-- START Supplied records --
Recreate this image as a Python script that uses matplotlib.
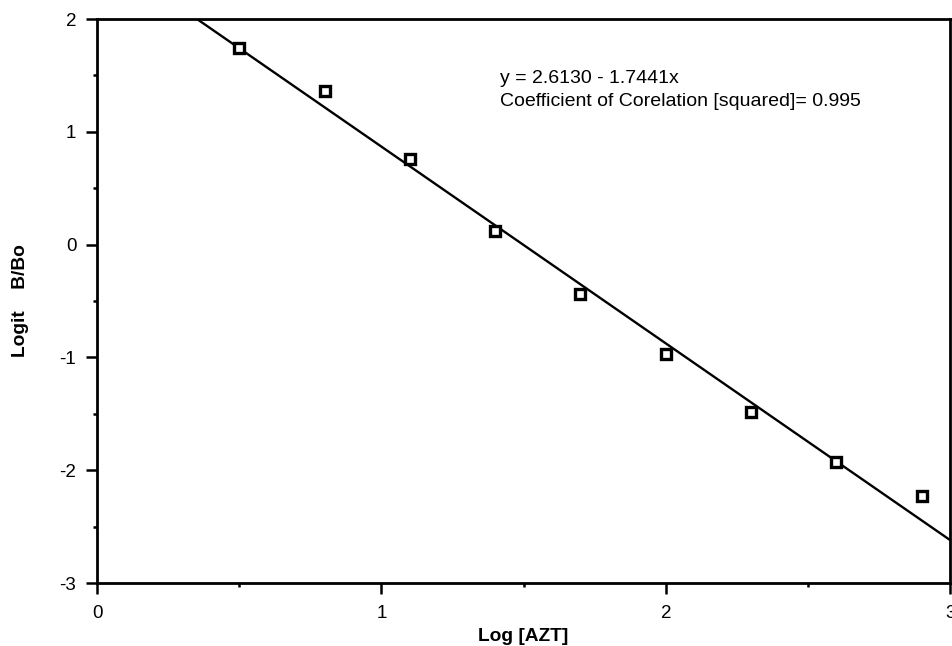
import matplotlib.pyplot as plt
import numpy as np
from matplotlib.ticker import MultipleLocator

plt.rcParams['font.family'] = ['Liberation Sans', 'DejaVu Sans']
plt.rcParams['axes.unicode_minus'] = False

# data
log_azt = [0.5, 0.8, 1.1, 1.4, 1.7, 2.0, 2.3, 2.6, 2.9]
logit_b_bo = [1.74, 1.36, 0.76, 0.12, -0.44, -0.97, -1.48, -1.93, -2.23]

intercept = 2.6130
slope = -1.7441
fit_x = [0.0, 3.0]

fig = plt.figure(figsize=(9.52, 6.46), dpi=100)
ax = fig.add_axes([0.102, 0.0975, 0.896, 0.873])

fx = np.array(fit_x)
ax.plot(fx, intercept + slope * fx, color='black', lw=1.7, solid_capstyle='butt')
ax.plot(log_azt, logit_b_bo, linestyle='none', marker='s', markersize=6.5,
        markerfacecolor='white', markeredgecolor='black', markeredgewidth=2.4,
        clip_on=False)

ax.set_xlim(0, 3)
ax.set_ylim(-3, 2)
ax.xaxis.set_major_locator(MultipleLocator(1))
ax.xaxis.set_minor_locator(MultipleLocator(0.5))
ax.yaxis.set_major_locator(MultipleLocator(1))
ax.yaxis.set_minor_locator(MultipleLocator(0.5))
ax.tick_params(which='major', direction='out', length=8, width=1.8, labelsize=13.5)
ax.tick_params(which='minor', direction='out', length=3, width=1.8)
ax.tick_params(axis='y', which='major', pad=7)
ax.tick_params(axis='x', which='major', pad=8)

for sp in ax.spines.values():
    sp.set_linewidth(2)

ax.set_xlabel('Log [AZT]', fontsize=13.8, fontweight='bold', labelpad=4)
ax.set_ylabel('Logit    B/Bo', fontsize=13.8, fontweight='bold', labelpad=22)

ax.text(0.4725, 0.91, 'y = 2.6130 - 1.7441x\nCoefficient of Corelation [squared]= 0.995',
        transform=ax.transAxes, fontsize=14, va='top', ha='left', linespacing=1.5)

fig.savefig('out.png', dpi=100)
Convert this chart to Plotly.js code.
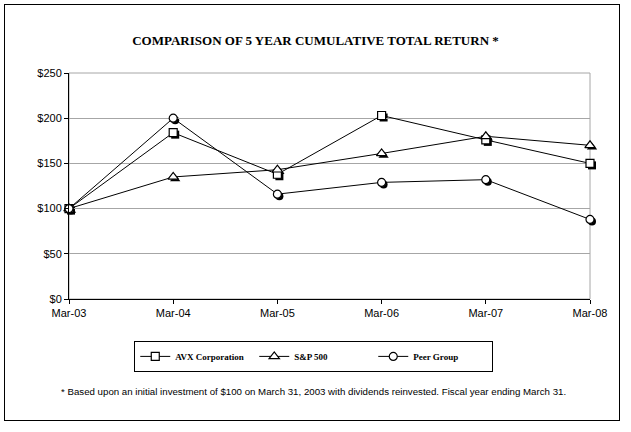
<!DOCTYPE html>
<html>
<head>
<meta charset="utf-8">
<script src="https://cdn.plot.ly/plotly-3.0.1.min.js"></script>
<style>
  html, body { margin: 0; padding: 0; background: #fff; }
  #wrap { position: relative; width: 631px; height: 432px; }
  #chart { position: absolute; left: 0; top: 0; width: 631px; height: 432px; }
  #frame { position: absolute; left: 4px; top: 4px; width: 614px; height: 415px;
           border: 1.5px solid #000; pointer-events: none; }
</style>
</head>
<body>
<div id="wrap">
  <div id="chart"></div>
  <div id="frame"></div>
</div>
<script>
const categories = ["Mar-03", "Mar-04", "Mar-05", "Mar-06", "Mar-07", "Mar-08"];
const avx = [100, 184, 138, 203, 176, 150];
const sp500 = [100, 135, 143, 161, 180, 170];
const peer = [100, 200, 116, 129, 132, 88];
const seriesNames = ["AVX Corporation", "S&P 500", "Peer Group"];
const yTicks = [0, 50, 100, 150, 200, 250];

const symbols = ["square", "triangle-up", "circle"];
const sizes = [8, 9, 8];
const data = [avx, sp500, peer];

const traces = [];
// shadows (drawn first, on the offset subplot)
data.forEach((vals, i) => {
  traces.push({
    x: categories, y: vals, xaxis: "x", yaxis: "y",
    mode: "markers", showlegend: false, hoverinfo: "skip", cliponaxis: false,
    marker: { symbol: symbols[i], size: sizes[i], color: "#000", line: { width: 0 } }
  });
});
// main series
data.forEach((vals, i) => {
  traces.push({
    x: categories, y: vals, xaxis: "x2", yaxis: "y2",
    name: seriesNames[i], type: "scatter", mode: "lines+markers", cliponaxis: false,
    line: { color: "#000", width: 1 },
    marker: { symbol: symbols[i], size: sizes[i], color: "#fff", line: { color: "#000", width: 1.2 } }
  });
});

const plotW = 523, plotH = 228;
const layout = {
  width: 631, height: 432,
  margin: { l: 69, r: 39, t: 73, b: 131 },
  paper_bgcolor: "#fff", plot_bgcolor: "rgba(0,0,0,0)",
  showlegend: true,
  title: {
    text: "COMPARISON OF 5 YEAR CUMULATIVE TOTAL RETURN *",
    font: { family: "Liberation Serif", size: 13, color: "#000", weight: "bold" },
    x: 0.5, xref: "container", xanchor: "center",
    y: 1 - 40 / 432, yref: "container", yanchor: "middle"
  },
  xaxis: {
    type: "category", range: [0, 5], domain: [2 / plotW, 1],
    visible: false, fixedrange: true
  },
  yaxis: {
    range: [0, 250], domain: [0, 226 / plotH],
    visible: false, fixedrange: true
  },
  xaxis2: {
    type: "category", range: [0, 5], domain: [0, 521 / plotW], anchor: "y2",
    showline: true, linecolor: "#000", linewidth: 1,
    ticks: "outside", ticklen: 4, tickcolor: "#000", tickwidth: 1,
    showgrid: false, zeroline: false,
    tickfont: { family: "Liberation Sans", size: 11, color: "#000" }
  },
  yaxis2: {
    range: [0, 250], domain: [2 / plotH, 1], anchor: "x2",
    tickvals: yTicks, ticktext: yTicks.map(v => "$" + v),
    showline: true, linecolor: "#000", linewidth: 1,
    ticks: "outside", ticklen: 4, tickcolor: "#000", tickwidth: 1,
    showgrid: true, gridcolor: "#a6a6a6", gridwidth: 1, zeroline: false,
    tickfont: { family: "Liberation Sans", size: 11, color: "#000" }
  },
  shapes: [{
    type: "rect", xref: "x2 domain", yref: "y2 domain",
    x0: 0, x1: 1, y0: 0, y1: 1,
    line: { color: "#a6a6a6", width: 1 }, layer: "below"
  }],
  legend: {
    orientation: "h", x: 0.468, xanchor: "center", xref: "paper",
    y: -0.243, yanchor: "middle",
    bordercolor: "#000", borderwidth: 1, bgcolor: "#fff",
    font: { family: "Liberation Serif", size: 9, color: "#000", weight: "bold" },
    itemwidth: 30,
    entrywidth: 74, entrywidthmode: "pixels",
    itemclick: false, itemdoubleclick: false
  },
  annotations: [{
    text: "* Based upon an initial investment of $100 on March 31, 2003 with dividends reinvested. Fiscal year ending March 31.",
    xref: "paper", yref: "paper", x: 0.468, xanchor: "center",
    y: -(390 - 300) / plotH, yanchor: "middle", showarrow: false,
    font: { family: "Liberation Sans", size: 9.7, color: "#000" }
  }]
};

Plotly.newPlot("chart", traces, layout, { displayModeBar: false, staticPlot: true });
</script>
</body>
</html>
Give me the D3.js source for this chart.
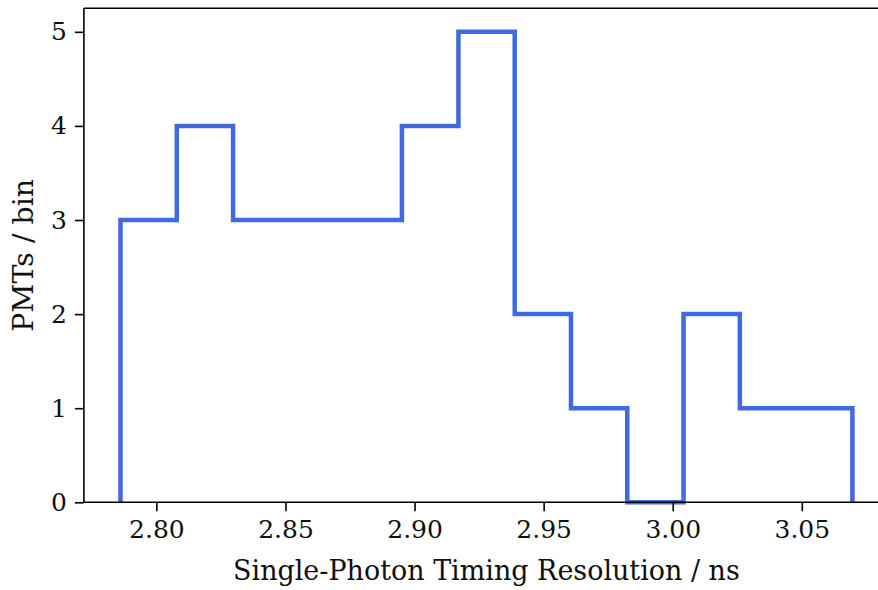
<!DOCTYPE html>
<html>
<head>
<meta charset="utf-8">
<script src="https://cdn.jsdelivr.net/npm/d3@7"></script>
<style>
  html, body { margin: 0; padding: 0; background: #fff; }
  svg { display: block; }
</style>
</head>
<body>
<svg id="chart" width="878" height="590"></svg>
<script>
// ---- data ----
const binEdges = [2.7861, 2.8079, 2.8297, 2.8515, 2.8733, 2.8951, 2.9170,
                  2.9388, 2.9606, 2.9824, 3.0042, 3.0260, 3.0478, 3.0696];
const counts = [3, 4, 3, 3, 3, 4, 5, 2, 1, 0, 2, 1, 1];
const xTicks = [2.80, 2.85, 2.90, 2.95, 3.00, 3.05];
const yTicks = [0, 1, 2, 3, 4, 5];
const xLabel = "Single-Photon Timing Resolution / ns";
const yLabel = "PMTs / bin";

// ---- layout ----
const FONT = "'DejaVu Serif', serif";
const svg = d3.select("#chart");
const mLeft = 83.9, mRight = 889, mTop = 8.3, mBottom = 502.3;

const xMin = d3.min(binEdges), xMax = d3.max(binEdges);
const pad = (xMax - xMin) * 0.05;
const x = d3.scaleLinear().domain([xMin - pad, xMax + pad]).range([mLeft, mRight]);
const y = d3.scaleLinear().domain([0, d3.max(counts) * 1.05]).range([mBottom, mTop]);

// step path
const pts = [[binEdges[0], 0]];
counts.forEach((c, i) => { pts.push([binEdges[i], c]); pts.push([binEdges[i + 1], c]); });
pts.push([binEdges[binEdges.length - 1], 0]);
const line = d3.line().x(d => x(d[0])).y(d => y(d[1]));

svg.append("path")
  .attr("d", line(pts))
  .attr("fill", "none")
  .attr("stroke", "#4169e1")
  .attr("stroke-width", 4.5)
  .attr("stroke-linejoin", "miter")
  .attr("stroke-linecap", "butt");

// axes
const tickFont = 25;
const xAxis = d3.axisBottom(x).tickValues(xTicks).tickFormat(d3.format(".2f"))
  .tickSizeInner(9).tickSizeOuter(0).tickPadding(9);
const gx = svg.append("g").attr("transform", `translate(0,${mBottom})`).call(xAxis)
  .attr("font-family", FONT);
gx.select(".domain").remove();
gx.selectAll(".tick line").attr("stroke", "#000").attr("stroke-width", 1.6);
gx.selectAll(".tick text").attr("font-size", tickFont).attr("font-family", FONT).attr("fill", "#111");

const yAxis = d3.axisLeft(y).tickValues(yTicks).tickFormat(d3.format("d"))
  .tickSizeInner(9).tickSizeOuter(0).tickPadding(8);
const gy = svg.append("g").attr("transform", `translate(${mLeft},0)`).call(yAxis)
  .attr("font-family", FONT);
gy.select(".domain").remove();
gy.selectAll(".tick line").attr("stroke", "#000").attr("stroke-width", 1.6);
gy.selectAll(".tick text").attr("font-size", tickFont).attr("font-family", FONT).attr("fill", "#111");

// spines
const sp = svg.append("g").attr("stroke", "#000").attr("stroke-width", 1.6).attr("fill", "none");
sp.append("line").attr("x1", mLeft).attr("x2", mLeft).attr("y1", mTop).attr("y2", mBottom);
sp.append("line").attr("x1", mLeft).attr("x2", mRight).attr("y1", mBottom).attr("y2", mBottom);
sp.append("line").attr("x1", mLeft).attr("x2", mRight).attr("y1", mTop).attr("y2", mTop);
sp.append("line").attr("x1", mRight).attr("x2", mRight).attr("y1", mTop).attr("y2", mBottom);

// labels
function fit(t, w) {
  const len = t.node().getComputedTextLength();
  const fs = parseFloat(t.attr("font-size"));
  t.attr("font-size", fs * w / len);
}
const xl = svg.append("text").attr("x", (mLeft + mRight) / 2).attr("y", 580)
  .attr("text-anchor", "middle").attr("font-size", 26).attr("font-family", FONT)
  .attr("fill", "#111").text(xLabel);
fit(xl, 507);
const yl = svg.append("text")
  .attr("transform", `translate(33,${(mTop + mBottom) / 2}) rotate(-90)`)
  .attr("text-anchor", "middle").attr("font-size", 26).attr("font-family", FONT)
  .attr("fill", "#111").text(yLabel);
fit(yl, 153);
</script>
</body>
</html>
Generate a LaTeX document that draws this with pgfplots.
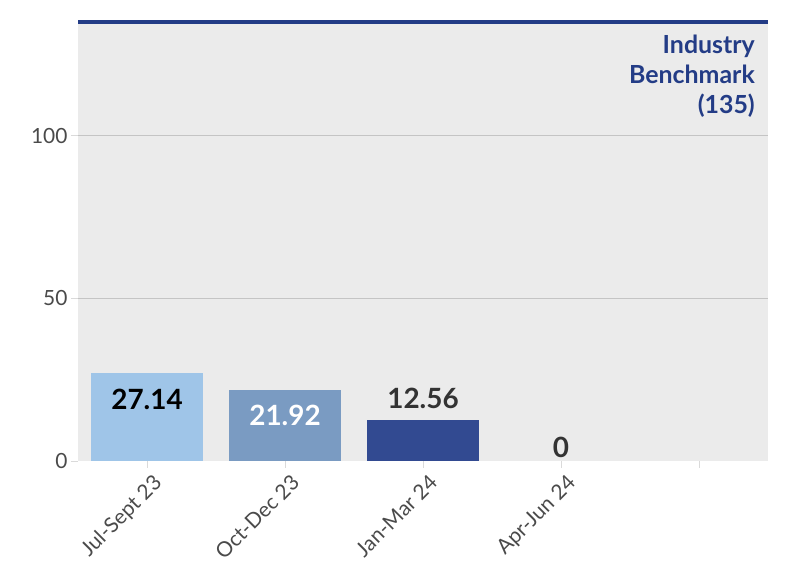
\documentclass[border=0pt]{standalone}
\usepackage{pgfplots}
\pgfplotsset{compat=1.18}
\usepackage{fontspec}
\setmainfont{Lato}

\definecolor{bgcol}{HTML}{EBEBEB}
\definecolor{bench}{HTML}{233C86}
\definecolor{barA}{HTML}{9FC5E8}
\definecolor{barB}{HTML}{7A9BC2}
\definecolor{barC}{HTML}{324A91}
\definecolor{ticktext}{HTML}{4A4A4A}
\definecolor{valtext}{HTML}{333333}
\definecolor{gridcol}{HTML}{C4C4C4}
\definecolor{tickcol}{HTML}{DADADA}

\begin{document}
\begin{tikzpicture}
\useasboundingbox (0,0) rectangle (796bp,575bp);
\begin{axis}[
	at = {(78bp,114bp)},
	anchor = south west,
	scale only axis,
	width = 690bp,
	height = 439bp,
	xmin = -0.5, xmax = 4.5,
	ymin = 0, ymax = 135,
	clip = false,
	axis background/.style = {fill = bgcol},
	axis line style = {draw = none},
	ybar,
	bar width = 0.805,
	every axis plot/.append style = {bar shift = 0pt, draw = none},
	xtick = {0, 1, 2, 3, 4},
	xticklabels = {Jul-Sept 23, Oct-Dec 23, Jan-Mar 24, Apr-Jun 24, {}},
	xticklabel style = {rotate = 45, anchor = north east, font = \fontsize{21}{24}\selectfont, text = ticktext, inner sep = 2pt, yshift = -5bp, xshift = 2bp},
	ytick = {50, 100},
	extra y ticks = {0},
	extra y tick style = {grid = none},
	yticklabel style = {font = \fontsize{21}{24}\selectfont, text = ticktext},
	/pgf/number format/assume math mode = true,
	ymajorgrids,
	major grid style = {gridcol, line width = 0.8pt},
	tick align = outside,
	tick pos = left,
	major tick length = 7bp,
	tick style = {tickcol, line width = 0.8pt},
	nodes near coords = {\pgfmathprintnumber[fixed, precision = 2]{\pgfplotspointmeta}},
	nodes near coords style = {font = \fontsize{28}{30}\bfseries\selectfont},
]
\addplot[fill = barA, every node near coord/.append style = {anchor = north, yshift = -13bp, text = black}]
	coordinates {(0, 27.14)};
\addplot[fill = barB, every node near coord/.append style = {anchor = north, yshift = -12bp, text = white}]
	coordinates {(1, 21.92)};
\addplot[fill = barC, every node near coord/.append style = {yshift = 8bp, text = valtext}]
	coordinates {(2, 12.56)};
\addplot[fill = none, every node near coord/.append style = {text = valtext}]
	coordinates {(3, 0)};
% benchmark line
\addplot[sharp plot, draw = bench, line width = 4bp, nodes near coords = {}, forget plot]
	coordinates {(-0.5, 135) (4.5, 135)};
\node[anchor = north east, align = right, text = bench,
	font = \fontsize{25}{30}\bfseries\selectfont, inner sep = 0pt]
	at (axis cs:4.5, 135) [xshift = -13bp, yshift = -13bp] {Industry\\Benchmark\\(135)};
\end{axis}
\end{tikzpicture}
\end{document}
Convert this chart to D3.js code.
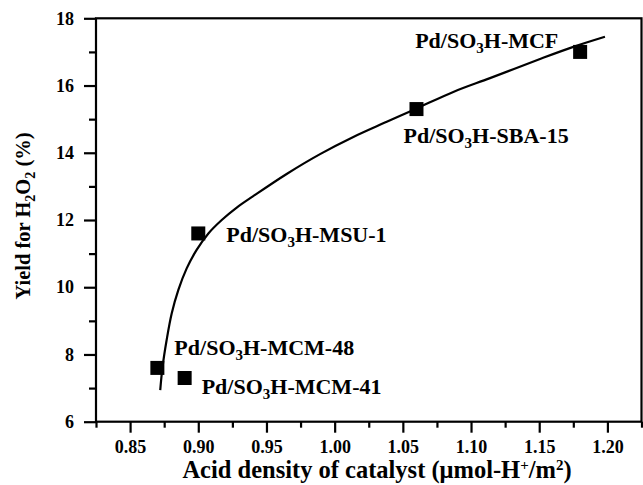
<!DOCTYPE html>
<html>
<head>
<meta charset="utf-8">
<script src="https://cdn.jsdelivr.net/npm/d3@7"></script>
<style>
  html, body { margin: 0; padding: 0; background: #fff; }
  svg { display: block; }
  text { font-family: "Liberation Serif", "Times New Roman", serif; font-weight: bold; fill: #000; }
</style>
</head>
<body>
<svg id="chart" width="643" height="485"></svg>
<script>
// ---- data ----
const catalysts = ["Pd/SO3H-MCF", "Pd/SO3H-SBA-15", "Pd/SO3H-MSU-1", "Pd/SO3H-MCM-48", "Pd/SO3H-MCM-41"];
const acidDensity = [1.18, 1.06, 0.90, 0.87, 0.89];
const yieldH2O2 = [17.0, 15.3, 11.6, 7.6, 7.3];

// fitted trend curve
const fitX = [0.8721, 0.8738, 0.8768, 0.8805, 0.8854, 0.8915, 0.8988, 0.9074, 0.9172, 0.9282, 0.9403, 0.9648, 0.9893, 1.0137, 1.0382, 1.0602, 1.0870, 1.1139, 1.1506, 1.1750, 1.1982];
const fitY = [6.94, 7.63, 8.43, 9.22, 9.92, 10.56, 11.11, 11.60, 12.00, 12.37, 12.71, 13.37, 13.96, 14.47, 14.92, 15.32, 15.81, 16.22, 16.79, 17.15, 17.45];

const xTickValues = [0.85, 0.90, 0.95, 1.00, 1.05, 1.10, 1.15, 1.20];
const xMinorTicks = [0.825, 0.875, 0.925, 0.975, 1.025, 1.075, 1.125, 1.175, 1.225];
const yTickValues = [6, 8, 10, 12, 14, 16, 18];
const yMinorTicks = [7, 9, 11, 13, 15, 17];

// ---- layout ----
const svg = d3.select("#chart");
const pLeft = 96, pRight = 641.5, pTop = 18.3, pBottom = 421.7;

const x = d3.scaleLinear().domain([0.825, 1.225]).range([pLeft, pRight]);
const y = d3.scaleLinear().domain([6, 18]).range([pBottom, pTop]);

// frame
svg.append("rect")
  .attr("x", pLeft).attr("y", pTop)
  .attr("width", pRight - pLeft).attr("height", pBottom - pTop)
  .attr("fill", "none").attr("stroke", "#000").attr("stroke-width", 2.2);

// x axis
const xAxis = svg.append("g").attr("transform", `translate(0,${pBottom})`);
xAxis.call(d3.axisBottom(x).tickValues(xTickValues).tickSize(11).tickPadding(8).tickFormat(d3.format(".2f")));
xAxis.append("g").call(d3.axisBottom(x).tickValues(xMinorTicks).tickSize(6).tickFormat(""));
xAxis.selectAll(".domain").remove();
xAxis.selectAll("line").attr("stroke", "#000").attr("stroke-width", 2.2);
xAxis.selectAll("text").attr("font-size", 18).style("font-family", "Liberation Serif, serif").style("font-weight", "bold");

// y axis
const yAxis = svg.append("g").attr("transform", `translate(${pLeft},0)`);
yAxis.call(d3.axisLeft(y).tickValues(yTickValues).tickSize(12).tickPadding(10).tickFormat(d3.format("d")));
yAxis.append("g").call(d3.axisLeft(y).tickValues(yMinorTicks).tickSize(7).tickFormat(""));
yAxis.selectAll(".domain").remove();
yAxis.selectAll("line").attr("stroke", "#000").attr("stroke-width", 2.2);
yAxis.selectAll("text").attr("font-size", 18).style("font-family", "Liberation Serif, serif").style("font-weight", "bold");

// fitted curve
const curveData = fitX.map((d, i) => [d, fitY[i]]);
svg.append("path")
  .datum(curveData)
  .attr("fill", "none").attr("stroke", "#000").attr("stroke-width", 2.2)
  .attr("d", d3.line().x(d => x(d[0])).y(d => y(d[1])).curve(d3.curveCatmullRom.alpha(0.5)));

// points
const pts = catalysts.map((c, i) => ({ name: c, x: acidDensity[i], y: yieldH2O2[i] }));
const sq = 14;
svg.append("g").selectAll("rect").data(pts).join("rect")
  .attr("x", d => x(d.x) - sq / 2).attr("y", d => y(d.y) - sq / 2)
  .attr("width", sq).attr("height", sq).attr("fill", "#000");

// labels
const labelOffsets = [[-165, -3.5], [-13, 33.5], [28, 8.5], [17, -12.5], [17, 16.5]];
const lab = svg.append("g").selectAll("text").data(pts).join("text")
  .attr("x", (d, i) => x(d.x) + labelOffsets[i][0])
  .attr("y", (d, i) => y(d.y) + labelOffsets[i][1])
  .attr("font-size", 22);
lab.each(function(d) {
  const t = d3.select(this);
  const m = d.name.match(/^(Pd\/SO)3(H-.*)$/);
  t.append("tspan").text(m[1]);
  t.append("tspan").attr("dy", 5).attr("font-size", 15).text("3");
  t.append("tspan").attr("dy", -5).text(m[2]);
});

// x title
const xt = svg.append("text").attr("x", 377).attr("y", 478).attr("text-anchor", "middle").attr("font-size", 24.5);
xt.append("tspan").text("Acid density of catalyst (μmol-H");
xt.append("tspan").attr("dy", -8).attr("font-size", 15).text("+");
xt.append("tspan").attr("dy", 8).text("/m");
xt.append("tspan").attr("dy", -8).attr("font-size", 15).text("2");
xt.append("tspan").attr("dy", 8).text(")");

// y title
const yt = svg.append("text").attr("transform", `translate(30,${216}) rotate(-90)`).attr("text-anchor", "middle").attr("font-size", 20.5);
yt.append("tspan").text("Yield for H");
yt.append("tspan").attr("dy", 5).attr("font-size", 14).text("2");
yt.append("tspan").attr("dy", -5).text("O");
yt.append("tspan").attr("dy", 5).attr("font-size", 14).text("2");
yt.append("tspan").attr("dy", -5).text(" (%)");
</script>
</body>
</html>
-- END Supplied records --
__Task to carry out__
Identify each line holding the string "that", and copy it out.

__Written response__
Recreate this image as a Python script that uses matplotlib.
Generate a LaTeX document that draws this with pgfplots.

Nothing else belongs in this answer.